In 2018 Lemelson was sued by the SEC for irregularities over his 2014 Ligand short sale. The SEC alleged that Lemelson distributed false reports to websites such as PR Newswire, Street Insider, USA Today and worked to have comments "critical of him removed from news releases, including his statements on his alleged bias and lack of expertise". In November 2021 a federal jury returned a mixed verdict finding Lemelson liable for violating SEC Rule 10b-5 by making untrue statements, but not liable for the more serious accusation under the same rule, of scheming to defraud Ligand investors. In March 2022, U.S. District Judge Patti B. Saris fined Lemelson $160,000 as a civil penalty and issued a prohibitory five year injunction. Lemelson's appeal to the 1st U.S. Circuit Court of Appeals against this ruling was rejected in January 2023, and his subsequent petition to the Supreme Court of the United States for review was declined in December 2023.

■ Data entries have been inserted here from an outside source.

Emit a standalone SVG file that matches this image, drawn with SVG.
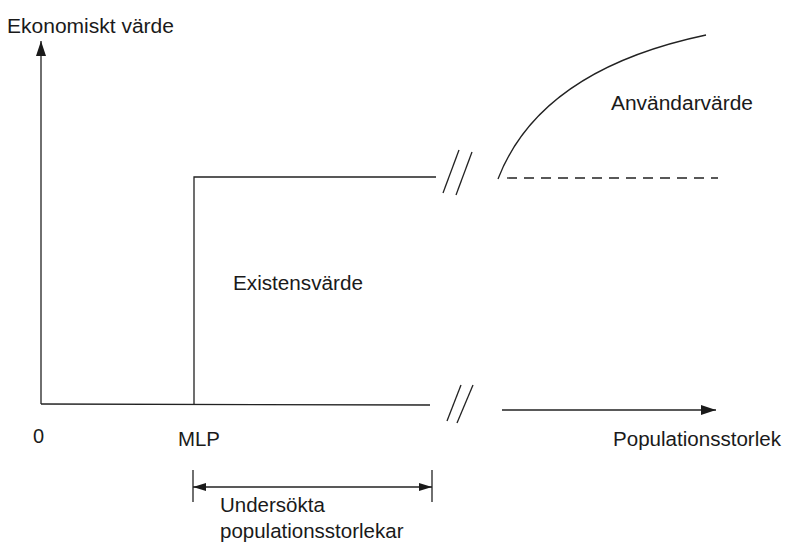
<svg xmlns="http://www.w3.org/2000/svg" width="790" height="545" viewBox="0 0 790 545">
<style>
.ln{fill:none;stroke:#222;stroke-width:1.3}
.t{font-family:"Liberation Sans",Arial,sans-serif;font-size:20px;fill:#1a1a1a}
.s{font-size:20.5px}
</style>
<defs>
<marker id="ah" markerWidth="16" markerHeight="12" refX="15" refY="6" orient="auto" markerUnits="userSpaceOnUse">
<path d="M0,1 L15,6 L0,11 Z" fill="#1a1a1a"/>
</marker>
<marker id="ahs" markerWidth="14" markerHeight="10" refX="13" refY="5" orient="auto-start-reverse" markerUnits="userSpaceOnUse">
<path d="M0,1 L13,5 L0,9 Z" fill="#1a1a1a"/>
</marker>
</defs>
<rect width="790" height="545" fill="#fff"/>
<g id="connectors">
<line class="ln" x1="41" y1="404" x2="41" y2="41" marker-end="url(#ah)"/>
<line class="ln" x1="41" y1="404" x2="430" y2="405"/>
<line class="ln" x1="502" y1="410" x2="716" y2="410" marker-end="url(#ah)"/>
<polyline class="ln" points="194,404 194,177 436,177"/>
<line class="ln" x1="443" y1="193" x2="459" y2="150"/>
<line class="ln" x1="456" y1="195" x2="472" y2="152"/>
<line class="ln" x1="447" y1="421" x2="461" y2="385"/>
<line class="ln" x1="457" y1="423" x2="473" y2="385"/>
<path class="ln" d="M498,179 Q540,70 706,35"/>
<line class="ln" x1="507" y1="178" x2="718" y2="178" stroke-dasharray="10,7"/>
<line class="ln" x1="193" y1="470" x2="193" y2="502"/>
<line class="ln" x1="432" y1="470" x2="432" y2="502"/>
<line class="ln" x1="193" y1="487" x2="432" y2="487" marker-start="url(#ahs)" marker-end="url(#ahs)"/>
</g>
<g id="labels">
<text class="t" x="7" y="33" textLength="167" lengthAdjust="spacingAndGlyphs">Ekonomiskt värde</text>
<text class="t" x="611" y="110" textLength="142" lengthAdjust="spacingAndGlyphs">Användarvärde</text>
<text class="t" x="233" y="290" textLength="130" lengthAdjust="spacingAndGlyphs">Existensvärde</text>
<text class="t" x="33" y="443">0</text>
<text class="t" x="178" y="446" textLength="42" lengthAdjust="spacingAndGlyphs">MLP</text>
<text class="t" x="613" y="446" textLength="168" lengthAdjust="spacingAndGlyphs">Populationsstorlek</text>
<text class="t s" x="220" y="512">Undersökta</text>
<text class="t s" x="220" y="538">populationsstorlekar</text>
</g>
</svg>
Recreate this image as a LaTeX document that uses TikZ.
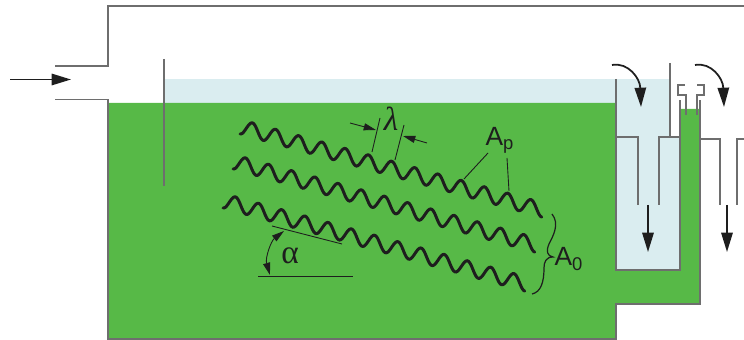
\documentclass[tikz,border=0pt]{standalone}
\usepackage{fontspec}
\setmainfont{Liberation Sans}
\newfontfamily\greekfont{Liberation Serif}
\usetikzlibrary{arrows.meta}
\definecolor{sludge}{HTML}{57B947}
\definecolor{clearwater}{HTML}{DAEDF0}
\definecolor{wall}{HTML}{6E6E6E}
\definecolor{ink}{HTML}{1E1E1E}
\begin{document}
\begin{tikzpicture}[
  x=0.02cm,
  y=-0.02cm,
  wallline/.style={draw=wall, line width=0.75pt},
  thinline/.style={draw=ink, line width=0.5pt},
  flow/.style={draw=ink, line width=1pt, -{Triangle[length=11pt,width=6.5pt]}},
  wave/.style={draw=ink, line width=1.7pt, line cap=round, smooth},
  lbl/.style={text=ink, inner sep=0pt, font=\fontsize{15}{15}\selectfont},
  greeklbl/.style={text=ink, inner sep=0pt, font=\fontsize{19}{19}\selectfont\greekfont}
]
\useasboundingbox (0,0) rectangle (744,340);

% water and sludge
\fill[clearwater] (164,79) rectangle (616,103);
\fill[clearwater] (616,79) rectangle (670,137);
\fill[clearwater] (616,137) rectangle (680,270);
\fill[sludge] (108,103) -- (616,103) -- (616,270) -- (680,270) -- (680,109) -- (700,109) -- (700,304) -- (616,304) -- (616,339) -- (108,339) -- cycle;

% tank walls
\draw[wallline] (55,66) -- (108,66) -- (108,6) -- (744,6);
\draw[wallline] (55,99.5) -- (108,99.5) -- (108,339) -- (616,339) -- (616,304) -- (700,304) -- (700,100);
\draw[wallline] (616,79) -- (616,270) -- (680,270) -- (680,100);
\draw[wallline] (164,59) -- (164,186);
\draw[wallline] (670,63) -- (670,137);
\draw[wallline] (616,137) -- (638,137) -- (638,205);
\draw[wallline] (659,205) -- (659,137) -- (680,137);
\draw[wallline] (700,139) -- (720,139) -- (720,205);
\draw[wallline] (737,205) -- (737,139) -- (744,139);

% weir caps
\draw[wallline] (686,115) -- (686,95) -- (678,95) -- (678,85) -- (685,85);
\draw[wallline] (697,115) -- (697,95) -- (704,95) -- (704,85) -- (697,85);

% flow arrows
\draw[flow] (10,79.5) -- (71,79.5);
\draw[flow] (648,205) -- (648,252);
\draw[flow] (727,205) -- (727,252);
\draw[flow] (612,65) .. controls (628,62) and (640,78) .. (641,107);
\draw[flow] (695,65) .. controls (711,62) and (723,78) .. (724,107);

% lamellas
\foreach \sx/\sy in {240/134, 233/169, 223/208} {
  \draw[wave, shift={(\sx,\sy)}, rotate=-15.4]
    plot[domain=-0.25:12.75, samples=260, variable=\t]
      ({24.08*\t - 1.5*sin(360*\t) + 4.52}, {-7*sin(360*\t) - 7});
}

% wavelength
\coordinate (lamA) at (372,152);
\coordinate (lamB) at (380,118);
\coordinate (lamC) at (395,160);
\coordinate (lamD) at (404,125);
\draw[thinline] (lamA) -- (lamB);
\draw[thinline] (lamC) -- (lamD);
\draw[thinline, -{Triangle[length=7pt,width=4pt]}] (350,123) -- (376,130);
\draw[thinline, -{Triangle[length=7pt,width=4pt]}] (427,143) -- (403,136);
\node[greeklbl] (lambda) at (391,119) {\textit{λ}};

% projected area
\node[lbl] (ap) at (500,140) {A\textsubscript{p}};
\coordinate (apA) at (488,153);
\coordinate (apB) at (464,179);
\coordinate (apC) at (507,158);
\coordinate (apD) at (509,191);
\draw[thinline] (apA) -- (apB);
\draw[thinline] (apC) -- (apD);

% angle
\coordinate (slopeA) at (272,226);
\coordinate (slopeB) at (342,244);
\coordinate (baseA) at (258,276);
\coordinate (baseB) at (353,276);
\draw[thinline] (slopeA) -- (slopeB);
\draw[thinline] (baseA) -- (baseB);
\draw[thinline, {Triangle[length=7pt,width=4pt]}-{Triangle[length=7pt,width=4pt]}] (284,231) .. controls (271,241) and (265,258) .. (270,275);
\node[greeklbl] (alpha) at (290,256) {α};

% total area
\draw[thinline, line width=0.7pt] (552,214) .. controls (560,224) and (553,236) .. (549,244) .. controls (546,251) and (547,256) .. (553,257) .. controls (546,257) and (544,262) .. (544,268) .. controls (544,282) and (541,292) .. (532,294);
\node[lbl] (atotal) at (569,259) {A\textsubscript{0}};
\end{tikzpicture}
\end{document}
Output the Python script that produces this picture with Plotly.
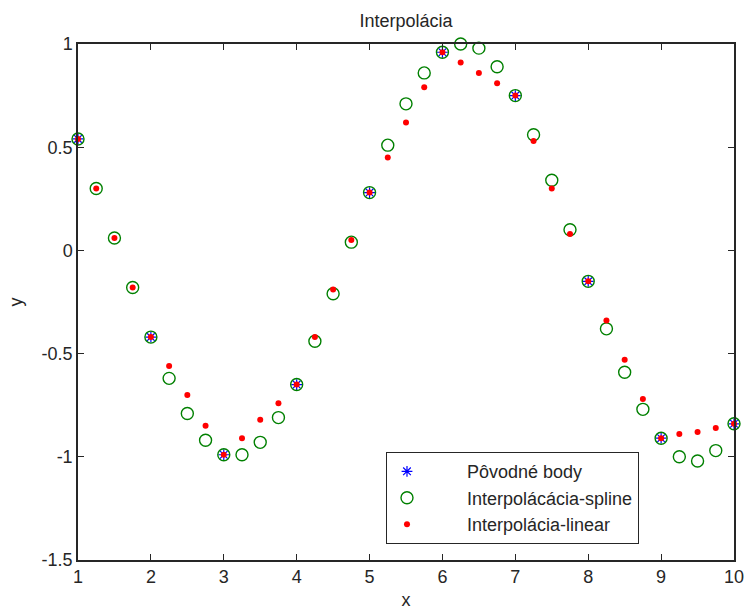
import plotly.graph_objects as go

# Original points
x_orig = [1, 2, 3, 4, 5, 6, 7, 8, 9, 10]
y_orig = [0.54, -0.42, -0.99, -0.65, 0.28, 0.96, 0.75, -0.15, -0.91, -0.84]

# Interpolation grid (0.25 step)
x_fine = [1, 1.25, 1.5, 1.75, 2, 2.25, 2.5, 2.75, 3, 3.25, 3.5, 3.75, 4, 4.25, 4.5, 4.75,
          5, 5.25, 5.5, 5.75, 6, 6.25, 6.5, 6.75, 7, 7.25, 7.5, 7.75, 8, 8.25, 8.5, 8.75,
          9, 9.25, 9.5, 9.75, 10]

y_spline = [0.54, 0.30, 0.06, -0.18, -0.42, -0.62, -0.79, -0.92, -0.99, -0.99, -0.93, -0.81,
            -0.65, -0.44, -0.21, 0.04, 0.28, 0.51, 0.71, 0.86, 0.96, 1.00, 0.98, 0.89,
            0.75, 0.56, 0.34, 0.10, -0.15, -0.38, -0.59, -0.77, -0.91, -1.00, -1.02, -0.97, -0.84]

y_linear = [0.54, 0.30, 0.06, -0.18, -0.42, -0.56, -0.70, -0.85, -0.99, -0.91, -0.82, -0.74,
            -0.65, -0.42, -0.19, 0.05, 0.28, 0.45, 0.62, 0.79, 0.96, 0.91, 0.86, 0.81,
            0.75, 0.53, 0.30, 0.08, -0.15, -0.34, -0.53, -0.72, -0.91, -0.89, -0.88, -0.86, -0.84]

x_ticks = [1, 2, 3, 4, 5, 6, 7, 8, 9, 10]
y_ticks = [-1.5, -1, -0.5, 0, 0.5, 1]
y_ticktext = ["-1.5", "-1", "-0.5", "0", "0.5", "1"]

names = ["Pôvodné body", "Interpolácácia-spline", "Interpolácia-linear"]
PAD = "\u00a0" * 8

FONT = "Liberation Sans, Arial, sans-serif"
INK = "#262626"

fig = go.Figure()
fig.add_trace(go.Scatter(
    x=x_orig, y=y_orig, mode="markers", name=PAD + names[0], cliponaxis=False,
    marker=dict(symbol="asterisk-open", size=9, color="#0000ff",
                line=dict(color="#0000ff", width=1.2))))
fig.add_trace(go.Scatter(
    x=x_fine, y=y_spline, mode="markers", name=PAD + names[1], cliponaxis=False,
    marker=dict(symbol="circle-open", size=12, color="#008000",
                line=dict(color="#008000", width=1.4))))
fig.add_trace(go.Scatter(
    x=x_fine, y=y_linear, mode="markers", name=PAD + names[2], cliponaxis=False,
    marker=dict(symbol="circle", size=6, color="#ff0000", line=dict(width=0))))

axis_common = dict(showline=True, linecolor=INK, linewidth=1.5, mirror="ticks",
                   ticks="inside", ticklen=6, tickcolor=INK, showgrid=False,
                   zeroline=False, automargin=False,
                   tickfont=dict(family=FONT, size=18, color=INK))

fig.update_layout(
    width=745, height=610,
    margin=dict(l=78, r=11, t=44, b=50),
    paper_bgcolor="white", plot_bgcolor="white",
    title=dict(text="Interpolácia", x=0.545, xanchor="center", y=0.966, yanchor="middle",
               font=dict(family=FONT, size=18, color=INK)),
    xaxis=dict(range=[1, 10], tickvals=x_ticks, title=dict(text="x", standoff=7,
               font=dict(family=FONT, size=18, color=INK)), **axis_common),
    yaxis=dict(range=[-1.5, 1], tickvals=y_ticks, ticktext=y_ticktext,
               title=dict(text="y", standoff=14, font=dict(family=FONT, size=18, color=INK)),
               **axis_common),
    legend=dict(x=0.4695, y=0.209, xanchor="left", yanchor="top",
                bgcolor="white", bordercolor=INK, borderwidth=1,
                font=dict(family=FONT, size=18, color=INK),
                itemwidth=30),
    showlegend=True,
)

fig.write_html("out.html")
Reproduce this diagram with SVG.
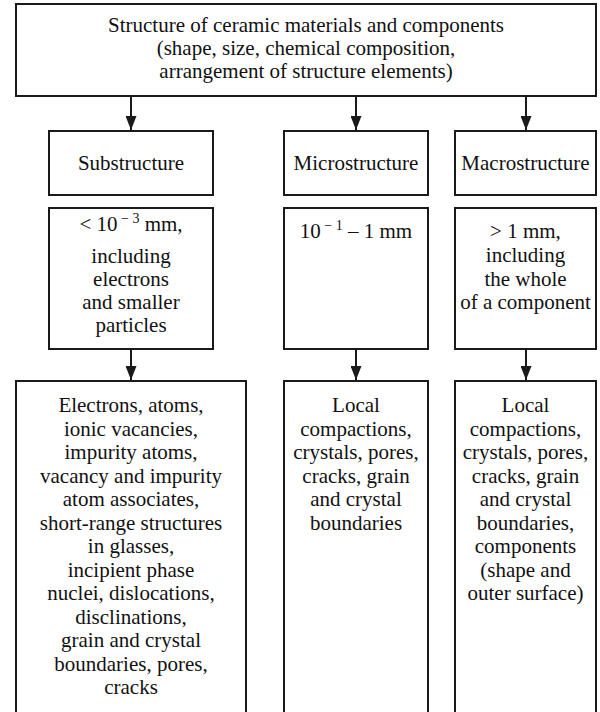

Lemelson's civil motion for the SEC to pay his $1.7 million attorney's fees was denied in July 2024 by the United States District Court in Massachusetts. In December 2024, a coalition including the organization Advancing American Freedom and 27 other amici in Lemelson v. SEC, began a challenge to the denial.

On May 27, 2025, the First Circuit vacated and remanded the district court's denial of attorneys' fees and costs, finding the lower court erred.

==Personal life==
As of 2014 Lemelson was married to Theodora Anjeza Lemelson and lived in Southborough, Massachusetts. As of 2015, he had four children.